James 5:16-17 says, “…pray for one another, so that you may be healed. The prayer of the righteous is powerful and effective.” John 15:7 also says, “If you abide in me, and my words abide in you, ask for whatever you wish, and it will be done for you.” 1 John 3:22 reflects the same thing too.

If prayers were futile, Jesus would never have told us these things. But He did.

But just because we say God answers prayers, we do not mean to say that we can ask just whatever we want. When we pray and that prayer is not answered according to our wishes, then, does that mean it is useless?

Psalm 66:18 tells us, “If I had cherished iniquity in my heart, the Lord would not have listened.” James is more direct, “You ask and do not receive, because you ask wrongly, in order to spend what you get on your pleasures.”

James 1:6-8 is even more terse about how we should pray, “Ask in faith, never doubting, for the one who doubts is like a wave of the sea, driven and tossed by the wind, for the doubter, being double-minded and unstable in every way, must not expect to receive anything from the Lord.”

Additionally, when we see what John 15:7 had to say, we see that there is a prerequisite: “If you abide in me and my word abide in you.” We have seen the same thing in James 1:6-8 above, the importance of having faith, an undoubting faith.

Look at Abraham. God promised him that he will be blessed, he will be given land, and that his offspring will be numerous as the stars above. But, in reality, Abraham barely managed (a little bit of exaggeration here, or is it?) to have a son. He did not have any land, besides the one he purchased for his wife Sarah at Macpelah (Gen. 23:17-18). Where are all the offspring promised to him then?

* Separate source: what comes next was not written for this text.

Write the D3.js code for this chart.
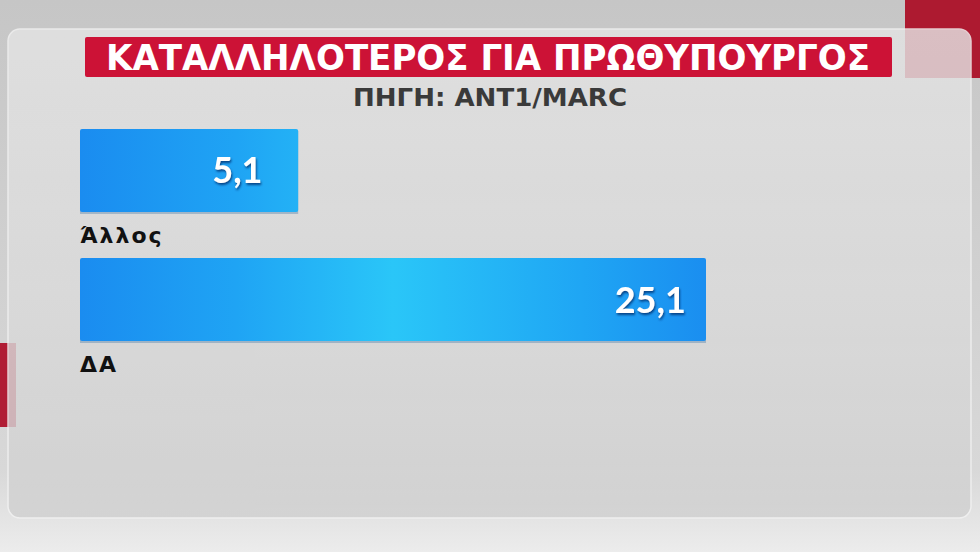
<!DOCTYPE html>
<html><head><meta charset="utf-8">
<script src="https://cdn.jsdelivr.net/npm/d3@7"></script>
<style>html,body{margin:0;padding:0;background:#c4c4c4;}svg{display:block;}</style>
</head><body>
<script>
const categories = ["Άλλος", "ΔΑ"];
const values = [5.1, 25.1];
const valueLabels = ["5,1", "25,1"];
const title = "ΚΑΤΑΛΛΗΛΟΤΕΡΟΣ ΓΙΑ ΠΡΩΘΥΠΟΥΡΓΟΣ";
const subtitle = "ΠΗΓΗ: ANT1/MARC";

const W = 980, H = 552;
const svg = d3.select("body").append("svg").attr("width", W).attr("height", H);
const defs = svg.append("defs");

const x = d3.scaleLinear().domain([-5.6, 25.1]).range([80, 706]);
const y = d3.scaleBand().domain(categories).range([129, 341]).paddingInner(0.357).paddingOuter(0);

const bg = defs.append("linearGradient").attr("id","bg").attr("x1",0).attr("y1",0).attr("x2",0).attr("y2",1);
bg.append("stop").attr("offset","0%").attr("stop-color","#c6c6c6");
bg.append("stop").attr("offset","85%").attr("stop-color","#d8d8d8");
bg.append("stop").attr("offset","100%").attr("stop-color","#ececec");
const pg = defs.append("linearGradient").attr("id","panel").attr("x1",0).attr("y1",0).attr("x2",0).attr("y2",1);
pg.append("stop").attr("offset","0%").attr("stop-color","#e4e4e4");
pg.append("stop").attr("offset","60%").attr("stop-color","#dadada");
pg.append("stop").attr("offset","100%").attr("stop-color","#d0d0d0");
const bar = defs.append("linearGradient").attr("id","bar").attr("gradientUnits","userSpaceOnUse")
  .attr("x1", x(-5.6)).attr("y1",0).attr("x2", x(25.1)).attr("y2",0);
bar.append("stop").attr("offset","0%").attr("stop-color","#1a8cf0");
bar.append("stop").attr("offset","25%").attr("stop-color","#1fa4f4");
bar.append("stop").attr("offset","50%").attr("stop-color","#2ac6f8");
bar.append("stop").attr("offset","80%").attr("stop-color","#1fa6f4");
bar.append("stop").attr("offset","100%").attr("stop-color","#1a8ef0");
const sh = defs.append("filter").attr("id","ts").attr("x","-20%").attr("y","-20%").attr("width","140%").attr("height","140%");
sh.append("feDropShadow").attr("dx",1).attr("dy",2).attr("stdDeviation",1.2).attr("flood-color","#003070").attr("flood-opacity",0.8);

// background
svg.append("rect").attr("width",W).attr("height",H).attr("fill","url(#bg)");
svg.append("rect").attr("x",905).attr("y",0).attr("width",75).attr("height",78).attr("fill","#ad1a30");
svg.append("rect").attr("x",0).attr("y",343).attr("width",16).attr("height",84).attr("fill","#b01c34");

// panel
svg.append("rect").attr("x",8).attr("y",29).attr("width",963).attr("height",489).attr("rx",12)
  .attr("fill","url(#panel)").attr("opacity",0.82).attr("stroke","#f2f2f2").attr("stroke-width",1.5);

// title
svg.append("rect").attr("x",85).attr("y",37).attr("width",807).attr("height",40).attr("rx",2).attr("fill","#cc1236");
svg.append("text").attr("x",488).attr("y",70).attr("text-anchor","middle")
  .attr("font-family","'DejaVu Sans Condensed','DejaVu Sans',sans-serif").attr("font-stretch","condensed")
  .attr("font-weight","bold").attr("font-size",35).attr("fill","#ffffff")
  .attr("textLength",764).attr("lengthAdjust","spacingAndGlyphs").text(title);
svg.append("text").attr("x",490).attr("y",106).attr("text-anchor","middle")
  .attr("font-family","'DejaVu Sans Condensed','DejaVu Sans',sans-serif").attr("font-stretch","condensed")
  .attr("font-weight","bold").attr("font-size",25).attr("fill","#3a3a3a")
  .attr("textLength",274).attr("lengthAdjust","spacingAndGlyphs").text(subtitle);

const g = svg.append("g");
const rows = g.selectAll("g.row").data(categories).join("g").attr("class","row");
const bw = i => x(values[i]) - x(-5.6);
rows.append("rect").attr("x", x(-5.6)).attr("y", d => y(d)+2)
  .attr("width", (d,i) => bw(i)).attr("height", y.bandwidth())
  .attr("fill","#5a88b0").attr("opacity",0.45);
rows.append("rect").attr("x", x(-5.6)).attr("y", d => y(d))
  .attr("width", (d,i) => bw(i)).attr("height", y.bandwidth())
  .attr("rx",2).attr("fill","url(#bar)");
rows.append("text").attr("x", (d,i) => x(values[i]) - (44 - 0.038 * bw(i)))
  .attr("y", d => y(d) + y.bandwidth()/2 + 13)
  .attr("text-anchor","end").attr("font-family","Lato,'Open Sans',sans-serif").attr("font-weight","bold")
  .attr("font-size",36).attr("fill","#ffffff").attr("filter","url(#ts)")
  .text((d,i) => valueLabels[i]);
rows.append("text").attr("x", x(-5.6)).attr("y", d => y(d) + y.bandwidth() + 31)
  .attr("font-family","'DejaVu Sans',sans-serif").attr("font-weight","bold")
  .attr("font-size",22).attr("letter-spacing",2).attr("fill","#111111").text(d => d);
</script>
</body></html>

Would this mean that the promises to Abraham were false promises? Were Abraham’s prayers unanswered? He did not own land and he had ONE son.

Look at Abraham now. He had been given a land, the promised land. His offspring? They are now as numerous as the stars above. You and I are also of Abraham, through faith in Jesus Christ.

And so, we can see that God answers all prayers, but not necessarily in accordance with all our specifications and time limits. Therefore, the prayers of the church today do have meaning, and are heard by God. God answers prayers in His own time and in His own way.

When we pray today, without proper faith and without abiding to the words of the Lord, we already have set answers and ways in our minds for God to answer them, isn’t it? And when they do not happen according to our desires, we say, “God does not answer prayers.” Isn’t this too hypocritical?

Yes, God answers prayers. He has, He does and He will. But not necessarily according to our wishes.

There will be times when He says “Yes” (Gen. 25:21; Jn. 14:13; 1 Sam. 1-2); there will be times when He says “No” (1 Sam. 8:18; 2 Sam. 7; 1 Kings 19; Jn. 11); and there will be times when He says “Wait, not yet” (Sam 46:10; Rom 8:25; 12:12; Phil. 4:6).